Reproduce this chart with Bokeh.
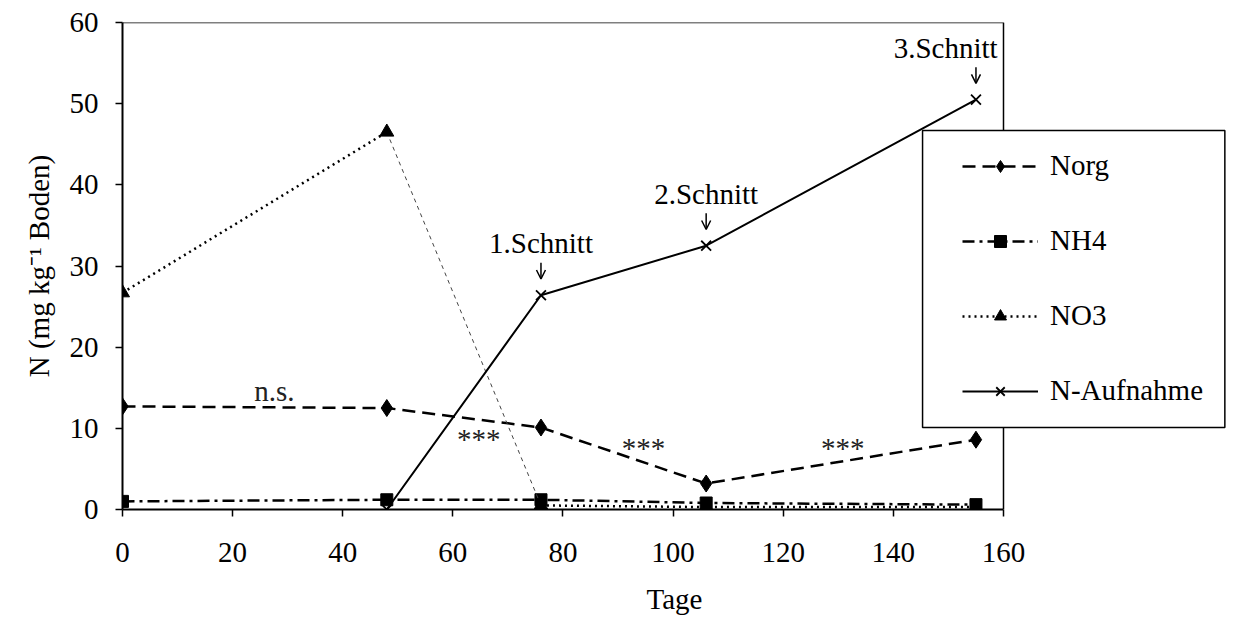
from bokeh.plotting import figure
from bokeh.models import Range1d, FixedTicker, Legend, LegendItem, Arrow, OpenHead
from bokeh.core.properties import value
from bokeh.embed import file_html
from bokeh.resources import INLINE

# ---- data ----
days = [0, 48, 76, 106, 155]
norg = [12.7, 12.5, 10.1, 3.2, 8.6]
nh4 = [1.0, 1.2, 1.2, 0.8, 0.6]
no3 = [26.7, 46.5, 0.5, 0.3, 0.3]
upt_days = [48, 76, 106, 155]
n_uptake = [0.0, 26.4, 32.5, 50.5]

cut_labels = ["1.Schnitt", "2.Schnitt", "3.Schnitt"]
sig_labels = ["n.s.", "***", "***", "***"]
sig_x = [27.6, 64.7, 94.6, 130.8]
sig_y = [14.6, 8.7, 7.6, 7.6]

x_ticks = [0, 20, 40, 60, 80, 100, 120, 140, 160]
y_ticks = [0, 10, 20, 30, 40, 50, 60]
X_MAX, Y_MAX = 160, 60

FONT = "Liberation Serif"
FS = "29px"

p = figure(width=1226, height=617, output_backend="svg", toolbar_location=None,
           x_range=Range1d(0, 200.5), y_range=Range1d(0, Y_MAX),
           min_border_left=122, min_border_right=0, min_border_top=22, min_border_bottom=107)
p.xgrid.visible = False
p.ygrid.visible = False
p.outline_line_color = None
p.background_fill_color = "white"

for ax in (p.xaxis, p.yaxis):
    ax.axis_line_width = 2
    ax.axis_line_color = "black"
    ax.major_tick_line_width = 1.5
    ax.major_tick_line_color = "black"
    ax.major_tick_in = 0
    ax.major_tick_out = 7
    ax.minor_tick_line_color = None
    ax.major_label_text_font = FONT
    ax.major_label_text_font_size = FS
    ax.major_label_text_color = "black"
    ax.axis_label_text_font = FONT
    ax.axis_label_text_font_size = FS
    ax.axis_label_text_font_style = "normal"
    ax.axis_label_text_color = "black"

p.xaxis.bounds = (0, X_MAX)
p.xaxis.ticker = FixedTicker(ticks=x_ticks)
p.yaxis.ticker = FixedTicker(ticks=y_ticks)
p.xaxis.axis_label = "Tage"
p.yaxis.axis_label = "N (mg kg\u207b\u00b9 Boden)"
p.xaxis.major_label_standoff = 26
p.xaxis.axis_label_standoff = 18
p.yaxis.major_label_standoff = 17
p.yaxis.axis_label_standoff = 12

# frame (top and right borders only up to the data area)
p.line(x=[0, X_MAX, X_MAX], y=[Y_MAX, Y_MAX, 0], line_color="black", line_width=1.5)

# legend box
p.quad(left=[145.3], right=[200.2], bottom=[10.1], top=[46.7],
       fill_color="white", line_color="black", line_width=1.5)

# ---- series ----
r_norg_l = p.line(days, norg, line_color="black", line_width=2.5, line_dash="13 7")
r_norg_m = p.scatter(days, norg, marker="diamond", size=17, color="black")

r_nh4_l = p.line(days, nh4, line_color="black", line_width=2.5, line_dash="12 5 3 5")
r_nh4_m = p.scatter(days, nh4, marker="square", size=12, color="black")

r_no3_l = p.line(days[:2], no3[:2], line_color="black", line_width=2.5, line_dash="2 4")
p.line(days[1:3], no3[1:3], line_color="#444444", line_width=1, line_dash="4 4")
p.line(days[2:], no3[2:], line_color="black", line_width=2.5, line_dash="2 4")
r_no3_m = p.scatter(days, no3, marker="triangle", size=14, color="black")

r_up_l = p.line(upt_days, n_uptake, line_color="black", line_width=2)
r_up_m = p.scatter(upt_days, n_uptake, marker="x", size=14, line_color="black", line_width=1.8)

# ---- annotations ----
p.text(x=sig_x, y=sig_y, text=sig_labels, text_font=value(FONT), text_font_size=FS,
       text_align="center", text_baseline="middle", text_color="#222222")

lab_x = [upt_days[1], upt_days[2], upt_days[3] - 5.5]
lab_y = [v + 6.4 for v in n_uptake[1:]]
p.text(x=lab_x, y=lab_y, text=cut_labels, text_font=value(FONT), text_font_size=FS,
       text_align="center", text_baseline="middle", text_color="black")
for d, v in zip(upt_days[1:], n_uptake[1:]):
    p.add_layout(Arrow(end=OpenHead(size=9, line_width=1.5, line_color="black"),
                       x_start=d, y_start=v + 4.0, x_end=d, y_end=v + 2.0,
                       line_width=1.5, line_color="black"))

legend = Legend(items=[
    LegendItem(label="Norg", renderers=[r_norg_l, r_norg_m]),
    LegendItem(label="NH4", renderers=[r_nh4_l, r_nh4_m]),
    LegendItem(label="NO3", renderers=[r_no3_l, r_no3_m]),
    LegendItem(label="N-Aufnahme", renderers=[r_up_l, r_up_m]),
], location=(840, 102))
legend.border_line_color = None
legend.background_fill_alpha = 0
legend.padding = 0
legend.margin = 0
legend.spacing = 42
legend.label_height = 30
legend.glyph_height = 30
legend.glyph_width = 76
legend.label_standoff = 12
legend.label_text_font = FONT
legend.label_text_font_size = FS
legend.label_text_color = "black"
p.add_layout(legend, "center")

open("out.html", "w").write(file_html(p, INLINE))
______________________________
Task statement: Restate the data above word for word. Skip every picture.

Written solution:
Reproduce this chart with Bokeh.
from bokeh.plotting import figure
from bokeh.models import Range1d, FixedTicker, Legend, LegendItem, Arrow, OpenHead
from bokeh.core.properties import value
from bokeh.embed import file_html
from bokeh.resources import INLINE

# ---- data ----
days = [0, 48, 76, 106, 155]
norg = [12.7, 12.5, 10.1, 3.2, 8.6]
nh4 = [1.0, 1.2, 1.2, 0.8, 0.6]
no3 = [26.7, 46.5, 0.5, 0.3, 0.3]
upt_days = [48, 76, 106, 155]
n_uptake = [0.0, 26.4, 32.5, 50.5]

cut_labels = ["1.Schnitt", "2.Schnitt", "3.Schnitt"]
sig_labels = ["n.s.", "***", "***", "***"]
sig_x = [27.6, 64.7, 94.6, 130.8]
sig_y = [14.6, 8.7, 7.6, 7.6]

x_ticks = [0, 20, 40, 60, 80, 100, 120, 140, 160]
y_ticks = [0, 10, 20, 30, 40, 50, 60]
X_MAX, Y_MAX = 160, 60

FONT = "Liberation Serif"
FS = "29px"

p = figure(width=1226, height=617, output_backend="svg", toolbar_location=None,
           x_range=Range1d(0, 200.5), y_range=Range1d(0, Y_MAX),
           min_border_left=122, min_border_right=0, min_border_top=22, min_border_bottom=107)
p.xgrid.visible = False
p.ygrid.visible = False
p.outline_line_color = None
p.background_fill_color = "white"

for ax in (p.xaxis, p.yaxis):
    ax.axis_line_width = 2
    ax.axis_line_color = "black"
    ax.major_tick_line_width = 1.5
    ax.major_tick_line_color = "black"
    ax.major_tick_in = 0
    ax.major_tick_out = 7
    ax.minor_tick_line_color = None
    ax.major_label_text_font = FONT
    ax.major_label_text_font_size = FS
    ax.major_label_text_color = "black"
    ax.axis_label_text_font = FONT
    ax.axis_label_text_font_size = FS
    ax.axis_label_text_font_style = "normal"
    ax.axis_label_text_color = "black"

p.xaxis.bounds = (0, X_MAX)
p.xaxis.ticker = FixedTicker(ticks=x_ticks)
p.yaxis.ticker = FixedTicker(ticks=y_ticks)
p.xaxis.axis_label = "Tage"
p.yaxis.axis_label = "N (mg kg\u207b\u00b9 Boden)"
p.xaxis.major_label_standoff = 26
p.xaxis.axis_label_standoff = 18
p.yaxis.major_label_standoff = 17
p.yaxis.axis_label_standoff = 12

# frame (top and right borders only up to the data area)
p.line(x=[0, X_MAX, X_MAX], y=[Y_MAX, Y_MAX, 0], line_color="black", line_width=1.5)

# legend box
p.quad(left=[145.3], right=[200.2], bottom=[10.1], top=[46.7],
       fill_color="white", line_color="black", line_width=1.5)

# ---- series ----
r_norg_l = p.line(days, norg, line_color="black", line_width=2.5, line_dash="13 7")
r_norg_m = p.scatter(days, norg, marker="diamond", size=17, color="black")

r_nh4_l = p.line(days, nh4, line_color="black", line_width=2.5, line_dash="12 5 3 5")
r_nh4_m = p.scatter(days, nh4, marker="square", size=12, color="black")

r_no3_l = p.line(days[:2], no3[:2], line_color="black", line_width=2.5, line_dash="2 4")
p.line(days[1:3], no3[1:3], line_color="#444444", line_width=1, line_dash="4 4")
p.line(days[2:], no3[2:], line_color="black", line_width=2.5, line_dash="2 4")
r_no3_m = p.scatter(days, no3, marker="triangle", size=14, color="black")

r_up_l = p.line(upt_days, n_uptake, line_color="black", line_width=2)
r_up_m = p.scatter(upt_days, n_uptake, marker="x", size=14, line_color="black", line_width=1.8)

# ---- annotations ----
p.text(x=sig_x, y=sig_y, text=sig_labels, text_font=value(FONT), text_font_size=FS,
       text_align="center", text_baseline="middle", text_color="#222222")

lab_x = [upt_days[1], upt_days[2], upt_days[3] - 5.5]
lab_y = [v + 6.4 for v in n_uptake[1:]]
p.text(x=lab_x, y=lab_y, text=cut_labels, text_font=value(FONT), text_font_size=FS,
       text_align="center", text_baseline="middle", text_color="black")
for d, v in zip(upt_days[1:], n_uptake[1:]):
    p.add_layout(Arrow(end=OpenHead(size=9, line_width=1.5, line_color="black"),
                       x_start=d, y_start=v + 4.0, x_end=d, y_end=v + 2.0,
                       line_width=1.5, line_color="black"))

legend = Legend(items=[
    LegendItem(label="Norg", renderers=[r_norg_l, r_norg_m]),
    LegendItem(label="NH4", renderers=[r_nh4_l, r_nh4_m]),
    LegendItem(label="NO3", renderers=[r_no3_l, r_no3_m]),
    LegendItem(label="N-Aufnahme", renderers=[r_up_l, r_up_m]),
], location=(840, 102))
legend.border_line_color = None
legend.background_fill_alpha = 0
legend.padding = 0
legend.margin = 0
legend.spacing = 42
legend.label_height = 30
legend.glyph_height = 30
legend.glyph_width = 76
legend.label_standoff = 12
legend.label_text_font = FONT
legend.label_text_font_size = FS
legend.label_text_color = "black"
p.add_layout(legend, "center")

open("out.html", "w").write(file_html(p, INLINE))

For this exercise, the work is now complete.